Designing With Web - Part 3: week 1


Reduce waste generation through prevention, reduction, recycling and reuse.

Group 125

Project 1: Programmed obsolescence

Context

In France, between 17 and 23 kg of electrical and electronic waste per inhabitant is produced each year, of which just over a quarter is collected and reused. In 1985, a computer had an average lifespan of 10.9 years. In 2000, it was barely 5 years. Between 2004 and 2013, the share of defective appliances replaced in the first 5 years almost doubled to 13%.

The programmed obsolescence appeared at the same time as the first electronic devices. The principle is simple: the company that created the product plans a limited life span of the product in order to increase the frequency of replacement. Consequences : programmed obsolescence feeds over-consumption as well as over-production. It contributes to the increase of waste, the intensification of pollution as well as the increase in the waste of raw materials and energy.
The company takes advantage of its capacity for innovation and its brand effect to build customer loyalty and thus keep its customers in the vicious circle of over-consumption.

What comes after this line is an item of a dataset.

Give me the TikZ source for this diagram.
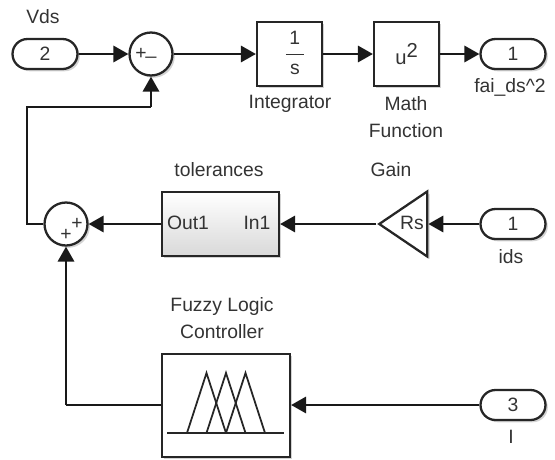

This theme is interesting for our topic and responds to a prevention issue concerning the prevention and reduction of waste. Therefore, we thought of an application that would fight against this programmed obsolescence.

Target

This application has been designed to meet the needs of users suffering from programmed obsolescence. These are the users of electronic devices. We provide them with a beneficial service, which allows them to interact with a community and feed it. Thus, it creates a link between the users but also provides work for the repairers of electronic devices that will be solicited. It is therefore our two stakeholders: the users and the repairers.

Service offered

The principle is simple : when a device no longer works, the application allows the user to access repairers or life data of similar devices to optimise its replacement. In order to access these informations, the user will have to enter the lifespan of the defective product himself, so that all users can benefit from it.The price for repairs would be reduced because they are community members.

Identity
Benchmark
References

Here are some references which helped us to gather information for our application.


Project 2 : Waste collection

Context

89% of French people sort their packaging, of which only 51% do so systematically. Unsorted packaging then goes to incineration, creating pollution, whereas by being recycled it can be reused. This figure shows that there is considerable scope for increasing the share of consumers who systematically sort their waste. This is why we decided to create an application to encourage consumers to sort their waste more often and to make sorting management easier for users, supermarkets and municipalities, by collecting packaging in supermarkets in exchange for vouchers.

Target

This service is aimed at all consumers since the project aims to collect waste directly from supermarkets. More specifically, the goal is to encourage consumers who do not sort their waste to do so more often. Each person shopping just has to download the application and bring back the products that can be sorted at the supermarkets. In exchange, the supermarket offers them a voucher (for example). The aim is then to target all consumers throughout the country.

Service offered

Each person must download the application and create a personal account. When a user buys a product and consumes it, he can then take its packaging back to the supermarket. The supermarket will beep the products and offer a voucher directly to the consumer. It is on each consumer's personal account that the exchange will take place and that he will receive the voucher.

It is in the consumer's interest to do so because he gains advantages (vouchers) and the supermarket sees a certain interest in it because it will push the consumer to consume within its brand.